Waterman’s camera work is only now coming to light, but his efforts on behalf of musicians have long been recognized. “Dick helped shepherd the blues to a place in the culture that truly befits its worth,” says Raitt. He has had David-and-Goliath triumphs over record companies, extracting copyrights and royalties for blues musicians and their heirs. “In those days,” says James Cotton, the Mississippi-born harmonica master and bandleader (whom Waterman did not represent), Waterman “was the tops because he treated his artists right and he made them money.” Peter Guralnick, author of biographies of Robert Johnson and Elvis Presley, sees a connection between Waterman’s management style and his photography: “Dick’s [career] has always been about treating people fairly. I think the photographs are about trying to reflect people honestly.”

Since 1986, Waterman has made his home in the Delta, that fertile corner of northwest Mississippi known for growing cotton and bluesmen. He describes himself as one of Oxford’s token Northerners. “Every Southern town has to have a crackpot eccentric Yankee,” he says. As it happens, he lives a short drive from Clarksdale, site of the mythical “Crossroads,” popularized by Eric Clapton and Cream, where blues legend Robert Johnson supposedly traded his soul to the Devil in exchange for a wizard’s way with a guitar.

Lately, Waterman, who retired in the early 1990s from managing musicians, has had little time for relaxing on his porch. He photographs performers at blues festivals, exhibits his pictures hither and yon, and is forever offering insights to willing listeners; he appears in Martin Scorsese’s seven-part PBS documentary, The Blues, scheduled to air this month.

On a steamy July day in his living room—puddles of unopened mail and uncashed checks and a Christmas ornament resting on a breakfront testify that Waterman, a bachelor, still spends a lot of time on the road—he pulls out a favorite print of Son House, father of the blues guitar, and takes a deep breath, as if inflating his lungs with memory: “To see Son House perform. And to see him go to a place within himself that was very dark and secretive and ominous and bring forth that level of artistry. It was as if he went to 1928 or 1936 . . . He just left the building. The greatness of Son House was to look at Muddy Waters or Howlin’ Wolf or Jimmy Reed when they watched Son House and to read Son House in their faces. They would shake their heads. Buddy Guy would say, ‘That old man’s doin’ another kind of music. We can’t even go to that place.’ If the blues were an ocean distilled . . . into a pond . . . and, ultimately, into a drop . . . this drop on the end of your finger is Son House. It’s the essence, the concentrated elixir.”

He opens a drawer, and a gust of regret seems to blow into the living room. “I don’t show this to many people,” he says. He holds up a tray from a photo darkroom. “It’s very depressing.” In his hand are 150 rolls of film all stuck together, representing some 5,000 pictures from the ’60s. “I put them in a closet, and there was some sort of leak from the attic. It filled with water, and the emulsion adhered to the inner sleeves. Many, many, many rolls, gone forever.”
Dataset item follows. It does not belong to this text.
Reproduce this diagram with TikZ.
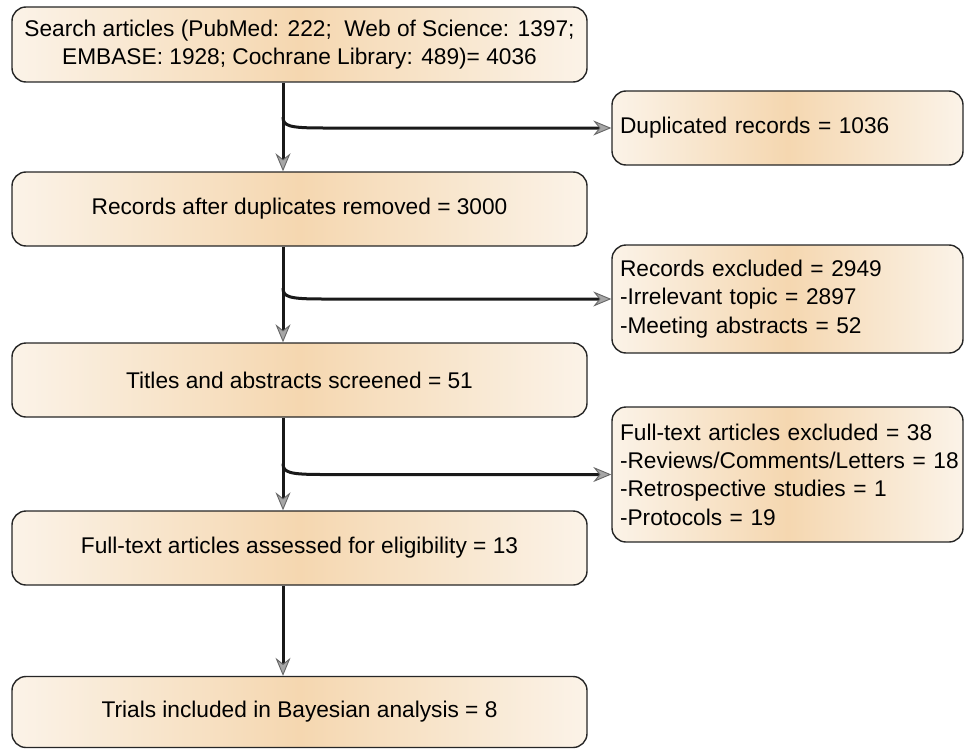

Those corroded strips of negatives are like forgotten songs, the ones that somehow never found their way onto a round, hard surface. Hold a sliver of film toward the light and one can discern faint streaks: tiny figures playing guitar. They are irretrievable now. But the blues is about loss, and Waterman has known his share of the blues, including a stutter (which he has overcome), past cocaine use, whirlwind relationships (he and Raitt were an item for a time) and once-simmering feuds with rival managers. He has lost legions of friends to illness and hard living. But if his life has been about anything, it has been about redressing loss and regret through the balm of rediscovery.

Late in the day, Waterman takes a drive to visit the grave of his friend Mississippi Fred McDowell. The photographer steers his old Mercedes out of Oxford, past signs for Goolsby’s World of Hair and Abner’s Famous Chicken Tenders, past the novelist John Grisham’s massive house set amid the horse pastures. The floor of the passenger’s seat is awash in junk mail and contact sheets. Within an hour, Waterman is standing in a hillside cemetery in Como, Mississippi, population 1,308. The headstone reads: “Mississippi Fred” McDowell, Jan. 12, 1904-July 3, 1972.

Plastic flowers sprout at the marker’s base, where recent visitors have left a silver guitar slide and $1.21 in change. The ash-gray slab, paid for by Waterman, Bonnie Raitt and Chris Strachwitz (the founder of Arhoolie Records), bears lyrics of McDowell’s blues classic “You Got To Move”: “You may be high, / You may be low, / You may be rich, child / You may be poor / But when the Lord / Gets ready / You got to move.”

“You talked to him about funny, stupid, absurd things that just made you pee laughing,” Waterman recalls. “Some of the most enjoyable experiences [I’ve had] were with Fred.”

Later, as he heads back to Oxford, a hazy sunset turns the air to taffy. Waterman pops in a cassette, and across the dash comes the thrilling tang of McDowell’s slide guitar. Waterman passes families on porches, a tractor in a willow’s shadows, children playing dodge ball in the dust. “We’re listening to Fred in Fred’s country,” he says. A tear appears in the corner of his eye. And on he drives.